I have designed and made a number of clocks over the years, many using a 40 pin PIC (16F874), multiplexing the displays with a high side driver (ULN2803) an open collector driver (7407). I also liked to use tri-colour LED's which faded through the colours from red to green as part of the display multiplexing.
However, it seemed only right that the replacement for this should be fairly plain red 0.56" 7 segment displays as before, nothing fancy. There were two main elements to deal with, the clock and the display.

The PIC based ones main clock was derived from a 4.194304 MHz crystal which can be divided that down to get a 1 Hz counter (4194304 = 2^22). For this, I'd decided to go for the easier option and use one of the DS1307 real time clocks. This should have sufficient accuracy and a battery backup. This is a nice simple DS1307 module from adafruit.

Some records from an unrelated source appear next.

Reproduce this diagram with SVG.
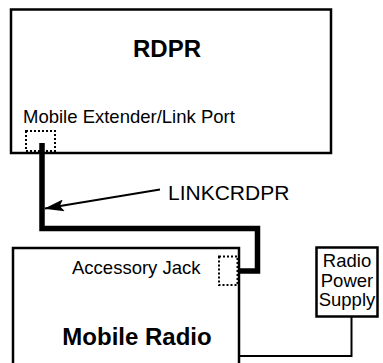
<svg xmlns="http://www.w3.org/2000/svg" width="383" height="363" viewBox="0 0 383 363">
<style>
.box{fill:#fff;stroke:#000;stroke-width:2.5}
.port{fill:none;stroke:#000;stroke-width:2;stroke-dasharray:2,2}
.t{font-family:"Liberation Sans",Arial,sans-serif;font-size:18.5px;fill:#000}
.b{font-family:"Liberation Sans",Arial,sans-serif;font-size:24px;font-weight:bold;fill:#000}
.cable{fill:none;stroke:#000;stroke-width:5.5;stroke-linejoin:miter}
.thin{fill:none;stroke:#000;stroke-width:2}
</style>
<defs>
<marker id="ah" viewBox="0 0 20 12" refX="19" refY="6" markerWidth="20" markerHeight="12" markerUnits="userSpaceOnUse" orient="auto">
<path d="M0,0 L20,6 L0,12 L4,6 Z" fill="#000"/>
</marker>
</defs>
<rect width="383" height="363" fill="#fff"/>
<g id="rdpr">
<rect class="box" x="11" y="9.5" width="320" height="143.5"/>
<text class="b" x="167" y="57" text-anchor="middle">RDPR</text>
<text class="t" x="23" y="123">Mobile Extender/Link Port</text>
<rect class="port" x="26" y="131" width="29" height="20"/>
</g>
<g id="mobile-radio">
<rect class="box" x="13" y="248" width="226" height="140"/>
<text class="t" x="72" y="274">Accessory Jack</text>
<rect class="port" x="219" y="256.5" width="18.5" height="28.5"/>
<text class="b" x="137" y="345" text-anchor="middle">Mobile Radio</text>
</g>
<g id="power-supply">
<rect class="box" x="316.5" y="247.5" width="61" height="69"/>
<text class="t" x="347" y="267" text-anchor="middle">Radio</text>
<text class="t" x="347" y="287" text-anchor="middle">Power</text>
<text class="t" x="347" y="306" text-anchor="middle">Supply</text>
</g>
<g id="connectors">
<path class="cable" d="M42,143 V228.5 H257.5 V271 H239"/>
<path class="thin" d="M351.5,316.5 V356 H239"/>
<line x1="160" y1="189.5" x2="45" y2="208.5" stroke="#000" stroke-width="2" marker-end="url(#ah)"/>
<text class="t" style="font-size:21px" x="168" y="200">LINKCRDPR</text>
</g>
</svg>
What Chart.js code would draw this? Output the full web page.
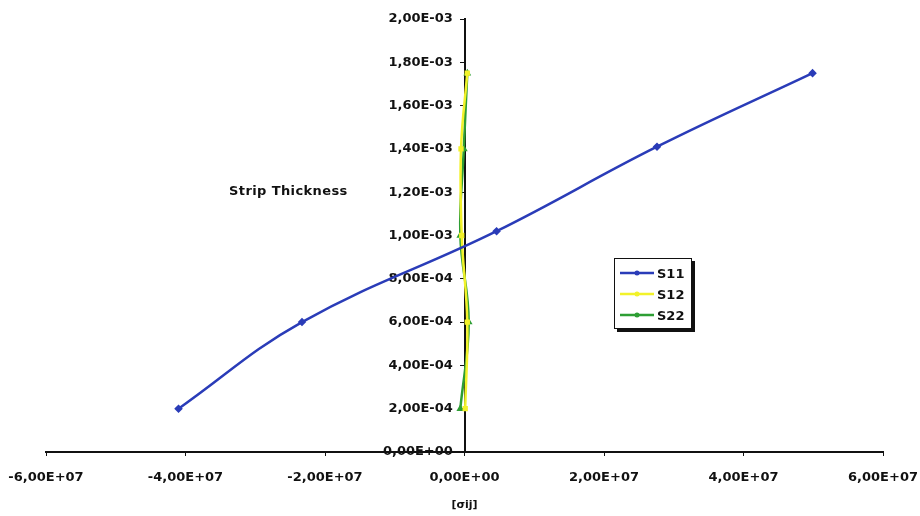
<!DOCTYPE html>
<html>
<head>
<meta charset="utf-8">
<script src="https://cdn.jsdelivr.net/npm/chart.js@4/dist/chart.umd.min.js"></script>
<style>
  body { margin: 0; background: #fff; }
  #wrap { position: relative; width: 920px; height: 516px; }
  #yname { position: absolute; left: 229px; top: 183px; font: bold 13px "DejaVu Sans"; letter-spacing: 0.4px; color: #111; }
  #legend {
    position: absolute; left: 614px; top: 258px; width: 76px; height: 69px;
    border: 1px solid #111; background: #fff; box-shadow: 3px 3px 0 #111;
    font: bold 13px "DejaVu Sans"; color: #111;
  }
  .row { position: absolute; left: 5px; height: 16px; display: flex; align-items: center; }
  .row canvas { margin-right: 3px; }
</style>
</head>
<body>
<div id="wrap">
  <canvas id="c" width="920" height="516"></canvas>
  <div id="yname">Strip Thickness</div>
  <div id="legend"></div>
</div>
<script>
// --- datos ---
const seriesNames = ['S11', 'S12', 'S22'];
const seriesColors = ['#2a3cb8', '#f2f22a', '#2e9e34'];
const seriesMarkers = ['rectRot', 'rect', 'triangle'];

const s11X = [-4.1e7, -2.33e7, 4.6e6, 2.76e7, 4.99e7];
const s11Y = [2.0e-4, 6.0e-4, 1.02e-3, 1.41e-3, 1.75e-3];

const s12X = [0.1e6, 0.4e6, -0.4e6, -0.5e6, 0.4e6];
const s12Y = [2.0e-4, 6.0e-4, 1.0e-3, 1.4e-3, 1.75e-3];

const s22X = [-0.6e6, 0.6e6, -0.6e6, -0.1e6, 0.4e6];
const s22Y = [2.0e-4, 6.0e-4, 1.0e-3, 1.4e-3, 1.75e-3];

const xTicks = [-6e7, -4e7, -2e7, 0, 2e7, 4e7, 6e7];
const yTicks = [0, 2e-4, 4e-4, 6e-4, 8e-4, 1e-3, 1.2e-3, 1.4e-3, 1.6e-3, 1.8e-3, 2e-3];

// formato tipo Excel: 2,00E-03
function fmt(v) {
  v = Number(Number(v).toPrecision(3));
  if (v === 0) return '0,00E+00';
  let exp = Math.floor(Math.log10(Math.abs(v)));
  let mant = v / Math.pow(10, exp);
  if (Math.abs(mant) >= 9.995) { mant /= 10; exp += 1; }
  const e = Math.abs(exp);
  return mant.toFixed(2).replace('.', ',') + 'E' + (exp < 0 ? '-' : '+') + (e < 10 ? '0' + e : e);
}

function pts(xs, ys) {
  return xs.map((x, i) => ({ x: x, y: ys[i] }));
}

const allSeries = [pts(s11X, s11Y), pts(s12X, s12Y), pts(s22X, s22Y)];

const datasets = allSeries.map((d, i) => ({
  label: seriesNames[i],
  data: d,
  showLine: true,
  borderColor: seriesColors[i],
  backgroundColor: seriesColors[i],
  borderWidth: 2.5,
  pointStyle: seriesMarkers[i],
  pointRadius: i === 0 ? 2.5 : 2,
  tension: 0.4
}));

const tickFont = { family: 'DejaVu Sans', size: 13, weight: 'bold' };

new Chart(document.getElementById('c').getContext('2d'), {
  type: 'scatter',
  data: { datasets: datasets },
  options: {
    responsive: false,
    animation: false,
    devicePixelRatio: 1,
    layout: { padding: { left: 46, right: 37, top: 19, bottom: 0 } },
    plugins: { legend: { display: false }, tooltip: { enabled: false } },
    scales: {
      x: {
        type: 'linear',
        min: xTicks[0],
        max: xTicks[xTicks.length - 1],
        afterBuildTicks: s => { s.ticks = xTicks.map(v => ({ value: v })); },
        afterFit: s => { s.height = 64; s.paddingLeft = 0; s.paddingRight = 0; },
        border: { color: '#111', width: 2 },
        grid: { drawOnChartArea: false, color: '#111', tickLength: 4 },
        ticks: { color: '#111', font: tickFont, padding: 14, maxRotation: 0, callback: v => fmt(v) },
        title: { display: true, text: '[σij]', color: '#111', font: { family: 'DejaVu Sans', size: 11, weight: 'bold' }, padding: { top: 12 } }
      },
      y: {
        type: 'linear',
        position: { x: 0 },
        min: 0,
        max: 2e-3,
        afterBuildTicks: s => { s.ticks = yTicks.map(v => ({ value: v })); },
        afterFit: s => { s.width = 0; s.paddingTop = 0; s.paddingBottom = 0; },
        border: { color: '#111', width: 2 },
        grid: { drawOnChartArea: false, color: '#111', tickLength: 4 },
        // el eje centrado no respeta padding: se separa con espacios
        ticks: { color: '#111', font: tickFont, padding: 8, callback: v => fmt(v) + '  \u2009' }
      }
    }
  }
});

// leyenda con recuadro, como la de Excel
const legend = document.getElementById('legend');
seriesNames.forEach((name, i) => {
  const row = document.createElement('div');
  row.className = 'row';
  row.style.top = (6 + i * 21) + 'px';
  const cv = document.createElement('canvas');
  cv.width = 34; cv.height = 10;
  const g = cv.getContext('2d');
  g.strokeStyle = seriesColors[i]; g.lineWidth = 2.5;
  g.beginPath(); g.moveTo(0, 5); g.lineTo(34, 5); g.stroke();
  g.fillStyle = seriesColors[i];
  g.beginPath(); g.arc(17, 5, 2.5, 0, Math.PI * 2); g.fill();
  row.appendChild(cv);
  const t = document.createElement('span');
  t.textContent = name;
  row.appendChild(t);
  legend.appendChild(row);
});
</script>
</body>
</html>
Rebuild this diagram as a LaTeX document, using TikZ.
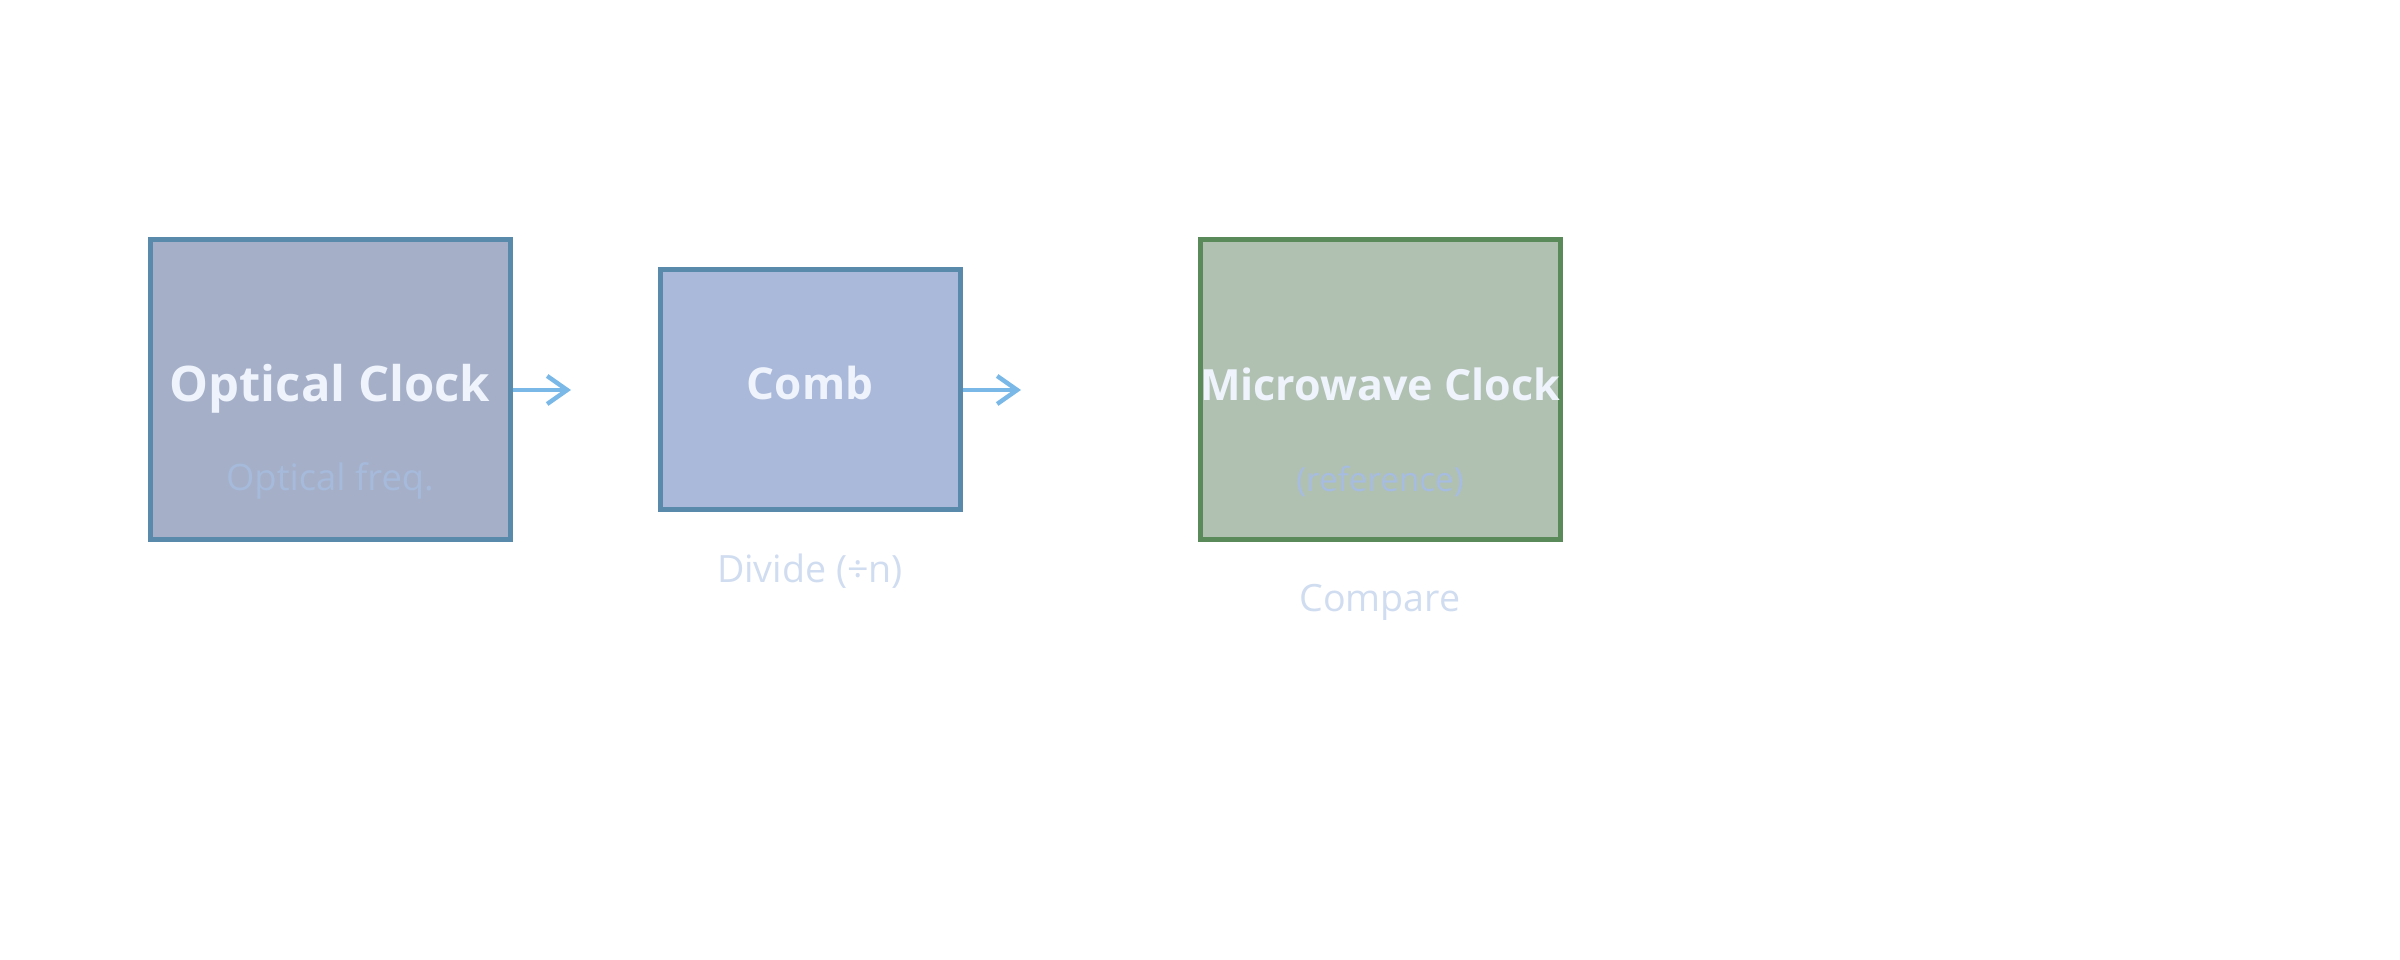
\documentclass[tikz,border=0pt]{standalone}
\usepackage{fontspec}
\setmainfont{Open Sans}
\usetikzlibrary{arrows.meta}
\definecolor{optfill}{HTML}{A5B0C8}
\definecolor{combfill}{HTML}{AAB9DA}
\definecolor{mwfill}{HTML}{B0C1B2}
\definecolor{blueedge}{HTML}{5A8AAB}
\definecolor{greenedge}{HTML}{5A8A5A}
\definecolor{titletxt}{HTML}{EEF3FC}
\definecolor{subtxt}{HTML}{A6BCE0}
\definecolor{captxt}{HTML}{D0DCF0}
\definecolor{arrowcol}{HTML}{7AB8E8}
\tikzset{
  boxnode/.style={draw, line width=1.25pt, inner sep=0pt, minimum width=90pt, minimum height=75pt},
  titlenode/.style={text=titletxt, font=\bfseries, anchor=base},
  subnode/.style={text=subtxt},
  capnode/.style={text=captxt, font=\fontsize{9.4pt}{11pt}\selectfont},
  flow/.style={draw=arrowcol, line width=1.1pt, -{Straight Barb[length=5pt,width=7pt,line width=1.1pt]}}
}
\begin{document}
\begin{tikzpicture}[x=0.25pt,y=-0.25pt]
\useasboundingbox (0,0) rectangle (2400,960);
\node[boxnode, fill=optfill, draw=blueedge] (opt) at (330,390) {};
\node[boxnode, fill=combfill, draw=blueedge, minimum width=75pt, minimum height=60pt] (comb) at (810,390) {};
\node[boxnode, fill=mwfill, draw=greenedge] (mw) at (1380,390) {};
\node[titlenode] (optt) at (330,402) {\fontsize{12.25pt}{14pt}\selectfont Optical Clock};
\node[titlenode] (combt) at (810,400) {\fontsize{11pt}{13pt}\selectfont Comb};
\node[titlenode] (mwt) at (1380,401) {\fontsize{10.75pt}{13pt}\selectfont Microwave Clock};
\node[subnode, text=subtxt!85!optfill] (opts) at (330,481) {\fontsize{9.1pt}{11pt}\selectfont Optical freq.};
\node[subnode] (mws) at (1380,481) {\fontsize{8.3pt}{10pt}\selectfont (reference)};
\node[capnode] (div) at (810,571) {Divide (÷n)};
\node[capnode] (cmp) at (1380,602) {Compare};
\coordinate (a1) at (571,390);
\coordinate (a2) at (1021,390);
\draw[flow] (opt.east) -- (a1);
\draw[flow] (comb.east) -- (a2);
\end{tikzpicture}
\end{document}
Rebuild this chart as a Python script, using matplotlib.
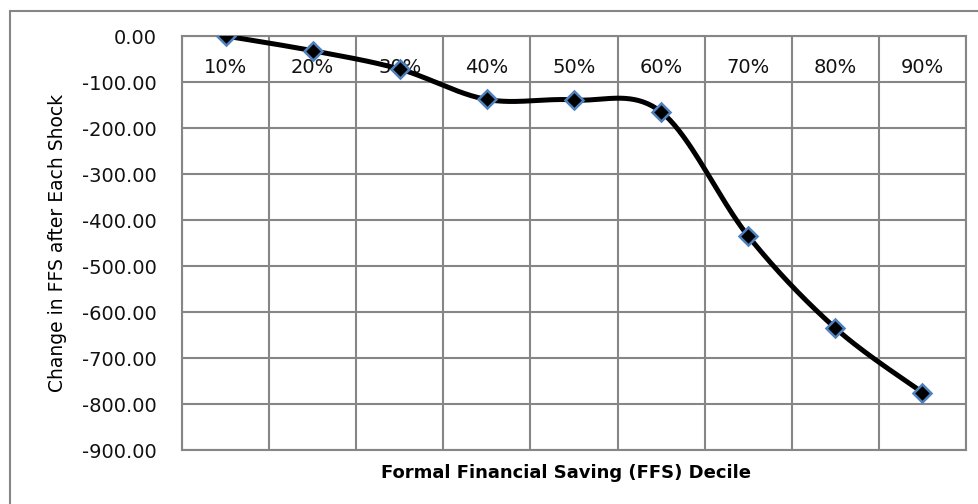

I went through a few designs for various display options, the favourite using I2C IO expanders (MCE23008 or MCE23016) with direct drive. I finally went for something even simpler. An I2C controller 4x7 segement display module, also from adafruit.
Building up the circuit with an Arduino and the two I2C modules was embarrassingly simple, 8 wires in total!

The code with then almost trivial as well. Ask the rtc what time it is, update the display. sit around doing not very much for a while. Then start again. I went back and added a 2 Hz flash of the colon so that the Arduino didn't get too bored.

I didn't even bother with setting buttons as the adafruit library made it easy to sync the RTC to the PC time, and because of the battery it maintains that time. The date is also set (although not displayed - something I might think about for the future?) so I could expand the code to adjust for daylight saving.

So there it is, about as simple as I could make it. Lets hope I get 30 years out of this one!